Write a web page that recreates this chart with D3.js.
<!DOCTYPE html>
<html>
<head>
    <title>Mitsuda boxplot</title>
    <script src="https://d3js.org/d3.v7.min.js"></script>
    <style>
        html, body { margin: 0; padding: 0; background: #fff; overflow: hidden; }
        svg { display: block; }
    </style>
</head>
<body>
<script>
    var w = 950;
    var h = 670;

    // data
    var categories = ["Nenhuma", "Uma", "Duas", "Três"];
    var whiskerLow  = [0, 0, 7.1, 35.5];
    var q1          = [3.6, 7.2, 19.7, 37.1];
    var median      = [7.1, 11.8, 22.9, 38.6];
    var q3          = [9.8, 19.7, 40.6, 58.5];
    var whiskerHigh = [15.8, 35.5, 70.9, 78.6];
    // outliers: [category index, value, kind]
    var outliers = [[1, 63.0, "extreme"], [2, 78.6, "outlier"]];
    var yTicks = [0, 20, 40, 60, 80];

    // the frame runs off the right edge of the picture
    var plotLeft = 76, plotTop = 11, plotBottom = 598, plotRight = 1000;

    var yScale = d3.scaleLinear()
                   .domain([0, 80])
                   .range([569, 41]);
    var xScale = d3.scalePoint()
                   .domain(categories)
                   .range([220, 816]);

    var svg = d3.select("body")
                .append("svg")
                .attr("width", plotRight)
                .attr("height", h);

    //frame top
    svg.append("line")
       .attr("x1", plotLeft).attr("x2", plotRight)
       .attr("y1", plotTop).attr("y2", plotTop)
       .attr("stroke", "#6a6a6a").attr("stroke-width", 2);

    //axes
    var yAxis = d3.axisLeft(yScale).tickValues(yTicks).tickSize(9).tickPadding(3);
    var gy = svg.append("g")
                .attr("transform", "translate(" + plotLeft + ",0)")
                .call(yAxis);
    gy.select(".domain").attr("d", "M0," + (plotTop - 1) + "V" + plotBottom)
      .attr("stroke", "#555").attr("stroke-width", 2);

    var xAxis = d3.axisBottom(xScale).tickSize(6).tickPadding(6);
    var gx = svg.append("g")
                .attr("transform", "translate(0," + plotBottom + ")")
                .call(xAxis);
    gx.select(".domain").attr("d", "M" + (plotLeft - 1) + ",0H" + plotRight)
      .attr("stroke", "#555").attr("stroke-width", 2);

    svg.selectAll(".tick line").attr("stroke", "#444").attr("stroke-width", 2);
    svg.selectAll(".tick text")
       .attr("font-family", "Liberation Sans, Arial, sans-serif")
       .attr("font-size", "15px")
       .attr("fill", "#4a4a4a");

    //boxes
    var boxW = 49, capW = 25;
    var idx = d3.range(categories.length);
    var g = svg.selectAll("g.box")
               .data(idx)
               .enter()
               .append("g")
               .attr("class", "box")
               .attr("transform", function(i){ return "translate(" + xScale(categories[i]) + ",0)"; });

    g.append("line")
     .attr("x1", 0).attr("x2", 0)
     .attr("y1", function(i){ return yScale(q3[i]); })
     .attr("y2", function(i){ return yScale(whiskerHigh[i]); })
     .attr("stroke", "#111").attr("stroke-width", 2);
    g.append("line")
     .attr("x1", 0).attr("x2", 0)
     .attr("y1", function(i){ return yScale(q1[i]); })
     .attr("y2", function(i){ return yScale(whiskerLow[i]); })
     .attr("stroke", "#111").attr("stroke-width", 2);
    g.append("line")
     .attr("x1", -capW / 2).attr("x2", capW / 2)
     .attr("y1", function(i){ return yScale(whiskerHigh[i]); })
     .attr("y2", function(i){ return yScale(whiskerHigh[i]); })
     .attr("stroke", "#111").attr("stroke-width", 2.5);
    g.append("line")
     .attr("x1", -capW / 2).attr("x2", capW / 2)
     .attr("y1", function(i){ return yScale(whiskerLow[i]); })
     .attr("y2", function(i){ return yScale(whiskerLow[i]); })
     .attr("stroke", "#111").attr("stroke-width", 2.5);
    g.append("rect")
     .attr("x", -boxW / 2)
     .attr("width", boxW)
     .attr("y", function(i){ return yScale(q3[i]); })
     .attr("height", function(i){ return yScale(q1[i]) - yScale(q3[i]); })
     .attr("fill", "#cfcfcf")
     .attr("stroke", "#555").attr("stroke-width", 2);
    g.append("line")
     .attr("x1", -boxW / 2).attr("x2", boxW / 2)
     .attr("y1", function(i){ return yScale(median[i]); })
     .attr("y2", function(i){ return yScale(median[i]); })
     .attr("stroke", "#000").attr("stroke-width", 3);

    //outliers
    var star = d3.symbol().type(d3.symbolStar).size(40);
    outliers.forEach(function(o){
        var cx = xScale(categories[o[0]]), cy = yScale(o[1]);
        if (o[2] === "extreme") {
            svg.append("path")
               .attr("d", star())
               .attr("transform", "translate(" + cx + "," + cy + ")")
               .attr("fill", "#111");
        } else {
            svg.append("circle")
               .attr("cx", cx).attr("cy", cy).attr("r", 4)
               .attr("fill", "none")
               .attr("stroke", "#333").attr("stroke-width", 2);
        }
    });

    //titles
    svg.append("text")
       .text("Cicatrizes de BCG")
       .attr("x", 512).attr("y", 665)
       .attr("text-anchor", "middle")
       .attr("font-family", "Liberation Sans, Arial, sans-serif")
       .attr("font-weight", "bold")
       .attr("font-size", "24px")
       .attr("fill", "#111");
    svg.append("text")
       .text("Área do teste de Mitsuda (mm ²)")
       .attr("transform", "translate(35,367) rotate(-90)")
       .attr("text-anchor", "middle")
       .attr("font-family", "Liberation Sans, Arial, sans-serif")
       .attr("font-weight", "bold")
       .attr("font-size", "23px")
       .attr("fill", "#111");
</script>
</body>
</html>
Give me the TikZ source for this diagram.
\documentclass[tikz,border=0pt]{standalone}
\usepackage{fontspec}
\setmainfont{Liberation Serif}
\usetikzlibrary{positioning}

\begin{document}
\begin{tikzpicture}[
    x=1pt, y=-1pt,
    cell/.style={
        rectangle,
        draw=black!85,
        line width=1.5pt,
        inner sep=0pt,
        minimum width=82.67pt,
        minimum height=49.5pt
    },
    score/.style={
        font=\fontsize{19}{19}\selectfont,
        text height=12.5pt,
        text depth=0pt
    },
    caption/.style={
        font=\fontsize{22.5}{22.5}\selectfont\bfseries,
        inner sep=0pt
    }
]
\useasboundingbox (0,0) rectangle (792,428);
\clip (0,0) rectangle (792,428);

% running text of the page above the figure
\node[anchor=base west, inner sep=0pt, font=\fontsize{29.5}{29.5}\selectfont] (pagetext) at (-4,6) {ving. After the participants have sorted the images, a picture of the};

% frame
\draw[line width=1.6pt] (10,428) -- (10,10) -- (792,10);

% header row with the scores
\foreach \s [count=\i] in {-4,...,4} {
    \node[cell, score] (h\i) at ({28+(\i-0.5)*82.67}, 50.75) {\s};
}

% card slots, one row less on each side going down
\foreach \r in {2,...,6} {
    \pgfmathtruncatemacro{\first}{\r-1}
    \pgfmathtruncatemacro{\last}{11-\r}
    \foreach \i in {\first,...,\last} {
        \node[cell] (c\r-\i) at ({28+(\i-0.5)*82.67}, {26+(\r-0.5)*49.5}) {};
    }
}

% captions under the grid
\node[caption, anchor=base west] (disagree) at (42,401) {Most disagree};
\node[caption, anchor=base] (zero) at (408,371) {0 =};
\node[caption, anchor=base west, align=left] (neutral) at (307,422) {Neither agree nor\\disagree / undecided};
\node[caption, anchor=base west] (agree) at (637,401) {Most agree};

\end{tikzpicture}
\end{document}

==

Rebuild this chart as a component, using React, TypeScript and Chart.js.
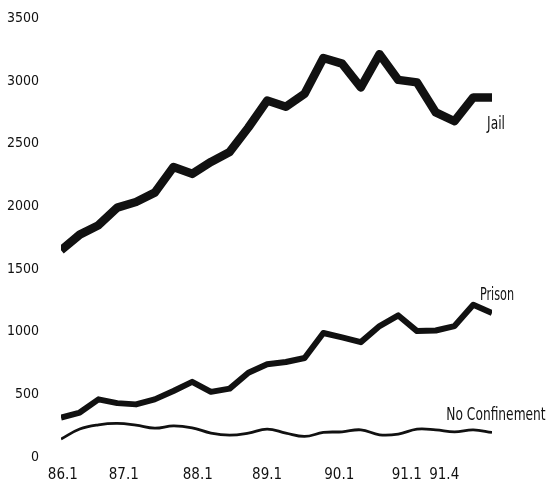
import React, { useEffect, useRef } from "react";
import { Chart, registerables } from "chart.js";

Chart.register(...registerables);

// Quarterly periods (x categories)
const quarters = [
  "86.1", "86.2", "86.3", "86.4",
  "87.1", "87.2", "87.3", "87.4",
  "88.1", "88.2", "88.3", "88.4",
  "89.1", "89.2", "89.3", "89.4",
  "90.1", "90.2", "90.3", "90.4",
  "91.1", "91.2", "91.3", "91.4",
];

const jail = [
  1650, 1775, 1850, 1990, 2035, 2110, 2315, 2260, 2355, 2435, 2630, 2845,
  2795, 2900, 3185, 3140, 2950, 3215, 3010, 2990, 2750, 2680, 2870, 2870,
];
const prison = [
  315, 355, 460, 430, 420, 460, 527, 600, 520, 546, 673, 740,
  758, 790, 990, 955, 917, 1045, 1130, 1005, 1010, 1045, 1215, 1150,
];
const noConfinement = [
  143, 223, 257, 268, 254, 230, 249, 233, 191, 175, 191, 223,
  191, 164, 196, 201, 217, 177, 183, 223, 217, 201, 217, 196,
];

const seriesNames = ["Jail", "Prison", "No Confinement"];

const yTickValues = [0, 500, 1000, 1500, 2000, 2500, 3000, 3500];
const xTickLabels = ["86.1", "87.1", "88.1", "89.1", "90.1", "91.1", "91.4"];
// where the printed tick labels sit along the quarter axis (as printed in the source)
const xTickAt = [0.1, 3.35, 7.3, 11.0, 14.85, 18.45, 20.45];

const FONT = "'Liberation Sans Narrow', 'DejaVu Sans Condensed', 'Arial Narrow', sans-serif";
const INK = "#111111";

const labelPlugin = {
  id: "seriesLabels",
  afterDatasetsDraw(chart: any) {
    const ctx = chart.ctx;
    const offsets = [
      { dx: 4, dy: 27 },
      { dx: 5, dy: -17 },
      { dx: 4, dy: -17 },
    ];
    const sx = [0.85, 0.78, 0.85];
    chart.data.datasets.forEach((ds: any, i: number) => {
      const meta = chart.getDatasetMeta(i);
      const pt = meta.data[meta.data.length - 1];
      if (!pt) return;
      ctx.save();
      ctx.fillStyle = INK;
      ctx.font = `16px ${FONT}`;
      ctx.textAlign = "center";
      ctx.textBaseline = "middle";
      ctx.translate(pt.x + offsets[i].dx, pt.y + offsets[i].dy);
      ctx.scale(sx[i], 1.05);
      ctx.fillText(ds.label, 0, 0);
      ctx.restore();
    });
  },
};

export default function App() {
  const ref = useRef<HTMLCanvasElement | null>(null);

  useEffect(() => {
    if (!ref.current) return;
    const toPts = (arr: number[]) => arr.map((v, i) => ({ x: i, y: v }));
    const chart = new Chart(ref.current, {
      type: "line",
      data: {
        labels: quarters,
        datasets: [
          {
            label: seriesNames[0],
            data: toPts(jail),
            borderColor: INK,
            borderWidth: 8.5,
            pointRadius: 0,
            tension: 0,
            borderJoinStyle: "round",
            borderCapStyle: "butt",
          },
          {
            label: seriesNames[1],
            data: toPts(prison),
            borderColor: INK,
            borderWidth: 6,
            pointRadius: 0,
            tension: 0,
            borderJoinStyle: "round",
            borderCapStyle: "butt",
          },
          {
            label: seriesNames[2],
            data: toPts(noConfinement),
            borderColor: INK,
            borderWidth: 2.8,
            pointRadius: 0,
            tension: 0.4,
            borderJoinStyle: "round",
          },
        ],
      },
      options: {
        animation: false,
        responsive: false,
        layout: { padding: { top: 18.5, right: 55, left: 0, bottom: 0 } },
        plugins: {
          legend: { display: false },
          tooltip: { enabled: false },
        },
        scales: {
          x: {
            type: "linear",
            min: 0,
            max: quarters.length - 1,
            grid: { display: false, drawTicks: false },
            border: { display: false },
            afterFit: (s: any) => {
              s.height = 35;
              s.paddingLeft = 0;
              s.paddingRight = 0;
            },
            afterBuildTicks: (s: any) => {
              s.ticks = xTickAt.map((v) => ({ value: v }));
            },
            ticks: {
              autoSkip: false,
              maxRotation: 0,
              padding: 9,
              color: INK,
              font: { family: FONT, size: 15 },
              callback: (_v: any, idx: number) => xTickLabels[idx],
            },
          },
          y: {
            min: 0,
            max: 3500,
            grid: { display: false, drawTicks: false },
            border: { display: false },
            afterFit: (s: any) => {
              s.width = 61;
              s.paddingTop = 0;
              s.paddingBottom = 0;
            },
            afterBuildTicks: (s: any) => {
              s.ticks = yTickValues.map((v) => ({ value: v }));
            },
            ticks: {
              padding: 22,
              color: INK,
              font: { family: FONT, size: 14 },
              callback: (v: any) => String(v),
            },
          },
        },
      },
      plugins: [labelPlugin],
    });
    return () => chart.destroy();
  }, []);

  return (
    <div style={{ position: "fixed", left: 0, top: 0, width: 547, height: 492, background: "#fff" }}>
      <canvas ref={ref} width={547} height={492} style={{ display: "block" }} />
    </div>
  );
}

• [Stated exercise]: As listed above, the lines from the line with "Write a web" to the line with "var plotLeft = 76, plotTop" are to be echoed exactly, with both ends included and nothing added.

• [The answer]:
Write a web page that recreates this chart with D3.js.
<!DOCTYPE html>
<html>
<head>
    <title>Mitsuda boxplot</title>
    <script src="https://d3js.org/d3.v7.min.js"></script>
    <style>
        html, body { margin: 0; padding: 0; background: #fff; overflow: hidden; }
        svg { display: block; }
    </style>
</head>
<body>
<script>
    var w = 950;
    var h = 670;

    // data
    var categories = ["Nenhuma", "Uma", "Duas", "Três"];
    var whiskerLow  = [0, 0, 7.1, 35.5];
    var q1          = [3.6, 7.2, 19.7, 37.1];
    var median      = [7.1, 11.8, 22.9, 38.6];
    var q3          = [9.8, 19.7, 40.6, 58.5];
    var whiskerHigh = [15.8, 35.5, 70.9, 78.6];
    // outliers: [category index, value, kind]
    var outliers = [[1, 63.0, "extreme"], [2, 78.6, "outlier"]];
    var yTicks = [0, 20, 40, 60, 80];

    // the frame runs off the right edge of the picture
    var plotLeft = 76, plotTop = 11, plotBottom = 598, plotRight = 1000;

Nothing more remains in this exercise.